Relativity

December 30, 1990|By John R. Lion

IN A WORLD gone largely mad, I deal with the smallest insanities of mind. Patients reveal the microscopic things that bother them, yet are cognizant that worldly issues prevail in vast juxtaposition. This realization in itself produces pain. Thus a man tells me that his daughter served him last at the Thanksgiving day family dinner. He writhes in the chair with the recollection.

''There's a war beginning in the Middle East,'' he laments, ''and here I am upset about not getting a piece of turkey.''

I acknowledge his sense of relativity. The mind has the capacity to see the vast universe or a single atom. It can see both while dismaying over each.

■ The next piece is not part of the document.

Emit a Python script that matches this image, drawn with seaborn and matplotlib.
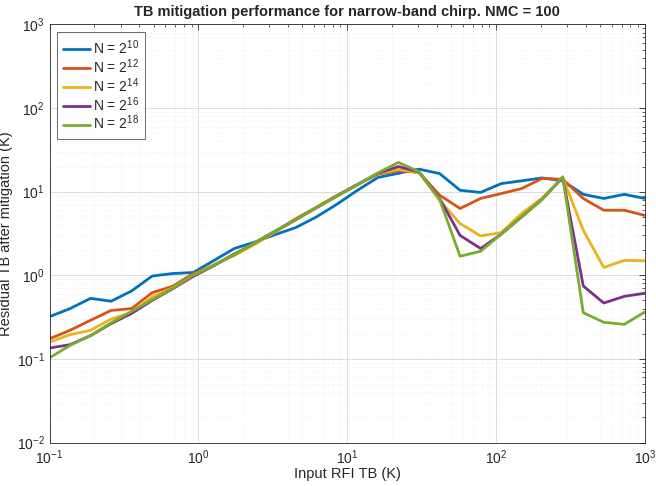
import numpy as np
import pandas as pd
import matplotlib
matplotlib.use("Agg")
import matplotlib.pyplot as plt
import seaborn as sns
from matplotlib.ticker import LogLocator, NullFormatter

# ---- data ----
x_vals = [0.1, 0.1374, 0.1887, 0.2593, 0.3562, 0.4894, 0.6723, 0.9237, 1.269, 1.743,
          2.395, 3.290, 4.520, 6.210, 8.532, 11.72, 16.10, 22.12, 30.39, 41.75,
          57.36, 78.80, 108.3, 148.7, 204.3, 280.7, 385.7, 529.8, 727.9, 1000.0]

series_names = ["N = $2^{10}$", "N = $2^{12}$", "N = $2^{14}$", "N = $2^{16}$", "N = $2^{18}$"]

n10 = [0.32, 0.40, 0.53, 0.49, 0.65, 0.98, 1.05, 1.08, 1.50, 2.09,
       2.50, 3.07, 3.73, 4.99, 7.08, 10.4, 14.8, 16.6, 18.6, 16.5,
       10.4, 9.8, 12.5, 13.5, 14.6, 13.5, 9.3, 8.3, 9.3, 8.3]
n12 = [0.174, 0.22, 0.29, 0.38, 0.40, 0.62, 0.74, 1.05, 1.32, 1.80,
       2.40, 3.35, 4.75, 6.5, 9.0, 12.2, 16.2, 17.8, 17.0, 9.1,
       6.3, 8.3, 9.5, 10.9, 14.4, 14.1, 8.3, 6.0, 6.0, 5.2]
n14 = [0.159, 0.195, 0.22, 0.30, 0.36, 0.55, 0.71, 1.0, 1.35, 1.72,
       2.35, 3.3, 4.6, 6.4, 8.8, 12.0, 16.5, 18.4, 17.0, 7.9,
       4.16, 2.96, 3.24, 5.5, 8.4, 14.8, 3.46, 1.24, 1.51, 1.49]
n16 = [0.135, 0.148, 0.19, 0.264, 0.35, 0.50, 0.69, 0.97, 1.30, 1.78,
       2.45, 3.38, 4.65, 6.45, 8.9, 12.2, 16.6, 20.0, 17.2, 8.3,
       3.0, 2.09, 3.10, 5.0, 8.1, 14.8, 0.745, 0.466, 0.56, 0.61]
n18 = [0.103, 0.145, 0.19, 0.27, 0.37, 0.51, 0.70, 1.0, 1.31, 1.78,
       2.46, 3.39, 4.68, 6.46, 8.9, 12.2, 16.8, 22.4, 17.3, 8.1,
       1.69, 1.94, 3.10, 5.0, 8.1, 15.1, 0.357, 0.274, 0.259, 0.364]

colors = ["#0072BD", "#D95319", "#EDB120", "#7E2F8E", "#77AC30"]

frames = []
for name, vals in zip(series_names, [n10, n12, n14, n16, n18]):
    frames.append(pd.DataFrame({"x": x_vals, "y": vals, "series": name}))
df = pd.concat(frames, ignore_index=True)

# ---- style ----
sns.set_style("white")
plt.rcParams["font.family"] = ["Liberation Sans", "DejaVu Sans"]
plt.rcParams["mathtext.fontset"] = "custom"
plt.rcParams["mathtext.rm"] = "Liberation Sans"
plt.rcParams["mathtext.it"] = "Liberation Sans"

fig = plt.figure(figsize=(6.56, 4.86), dpi=100)
ax = fig.add_axes([0.0755, 0.0895, 0.9075, 0.8601])

sns.lineplot(data=df, x="x", y="y", hue="series", palette=colors,
             linewidth=2.0, ax=ax, sort=False, estimator=None)

ax.set_xscale("log")
ax.set_yscale("log")
ax.set_xlim(0.1, 1000)
ax.set_ylim(0.01, 1000)

ax.xaxis.set_major_locator(LogLocator(base=10, numticks=10))
ax.yaxis.set_major_locator(LogLocator(base=10, numticks=10))
ax.xaxis.set_minor_locator(LogLocator(base=10, subs=np.arange(2, 10), numticks=20))
ax.yaxis.set_minor_locator(LogLocator(base=10, subs=np.arange(2, 10), numticks=20))
ax.xaxis.set_minor_formatter(NullFormatter())
ax.yaxis.set_minor_formatter(NullFormatter())

ax.grid(True, which="major", color="#dcdcdc", linewidth=0.7)
ax.grid(True, which="minor", color="#ececec", linewidth=0.5, linestyle=":")
ax.set_axisbelow(True)

for sp in ax.spines.values():
    sp.set_visible(True)
    sp.set_color("#262626")
    sp.set_linewidth(0.6)

ax.tick_params(which="both", direction="in", top=True, right=True, colors="#262626",
               labelsize=10, labelcolor="#262626")
ax.tick_params(which="major", length=4, width=0.6)
ax.tick_params(which="minor", length=2, width=0.5)
ax.tick_params(axis="x", pad=4.5)

ax.set_title("TB mitigation performance for narrow-band chirp. NMC = 100",
             fontsize=10.5, fontweight="bold", pad=6)
ax.set_xlabel("Input RFI TB (K)", fontsize=10.5, color="#262626", labelpad=0)
ax.set_ylabel("Residual TB after mitigation (K)", fontsize=10.5, color="#262626")
ax.yaxis.set_label_coords(-0.061, 0.5)

leg = ax.legend(loc="upper left", fontsize=10, frameon=True, fancybox=False,
                edgecolor="#262626", handlelength=1.9, borderpad=0.45,
                labelspacing=0.02, handletextpad=0.2, borderaxespad=0.55)
leg.get_frame().set_linewidth(0.6)
leg.set_title(None)

fig.savefig("out.png", dpi=100)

''My daughter hates me,'' he declares as we come down to basics, for it's not turkey we're talking. Hate and love are the recurring issue, an epic polarity never resolved, barely understood. Men and women love and hate one another, repudiate each other's presence, are inextricably dependent. We have come to understand the composition of most matters and can label chromosomes, but love remains an occult force, like gravity. The silent weight is always there.

''I shouldn't be so obsessed with all this,'' a patient tells himself and me. ''I ought to be happy. I have good health and a good job and money in the bank and a loving wife and -- '' The ''ands'' are the problem for this man who was denied a promotion. Love is grafted onto success, and success is etched onto a brass plate affixed onto some door on the 14th floor of power. Compared with the deficits that clang within him, his health and money and family are not enough. The whole galaxy would not be enough.

''It's Christmas time and poor people are starving, and the homicide rate is sky high in the city, and here I am talking about a silly promotion.''

''It clearly bothers you,'' I tell him.

''It haunts me. It shouldn't haunt me. There are more important things in life.''

''It won't help to compare your plight to the S&L crisis,'' I warn. ''That just distracts you from grieving.'' We are in the early stages of therapy and the remark is cryptic to him. I am referring to a large mourning for a love never fully received. Highly successful folks may be driven by machines that run so very close to empty. Praise and money are the rare and costly fuels.

''I bet Saddam Hussein doesn't care what people think about him,'' a patient declares. ''Why do I care so much?''

I have read an article about Mr. Hussein's so-called malignant narcissism written by a State Department psychiatrist who analyzed his speeches. Quite possibly Mr. Hussein does not fret very much at night, but the issue is irrelevant. My patient does, and his frets are painful and real. It does no good to contrast one's ruminations with the larger plights of man, the famines and plagues, the national debt. Each small agony counts, disturbs sleep, saps the organism's strength. A patient is snubbed at a cocktail party, another receives poor service at a restaurant, a third misses a train and fumes at the taxi driver who took the slow route. Each one correctly views the trauma as small and large, silly and serious, frivolous and desperate.

''How is it possible that I can worry over the fate of Israel and still get upset when my son doesn't call me on Sunday?'' a patient asks.

It is possible. The Berlin Wall tumbles, the head of the Soviet Union wins the Nobel Peace Prize, perhaps Saddam Hussein takes Prozac. Anything is possible.

''Little things upset me more that big things,'' someone comments to me. He is talking about his luxury car being dirty and in the next breath bemoans the fate of the schizophrenics in the state hospitals. ''I have so much,'' he says, ''and yet it feels like so little.'' He is aware of a huge paradox. The chronically ill he refers to appear hopeless, yet his despair is suicidal in the face of massive plenty. He yearns for meaning, yet invokes tragedy to bring it about, as if bad luck would bring about contentment by default. Small hangnails and gaping wounds hurt equally in the measureless psyche. There is no logic to it, only the realization that we can cry over spilled milk or lost love, the tears will taste the same.

Dr. Lion practices psychiatry in Baltimore.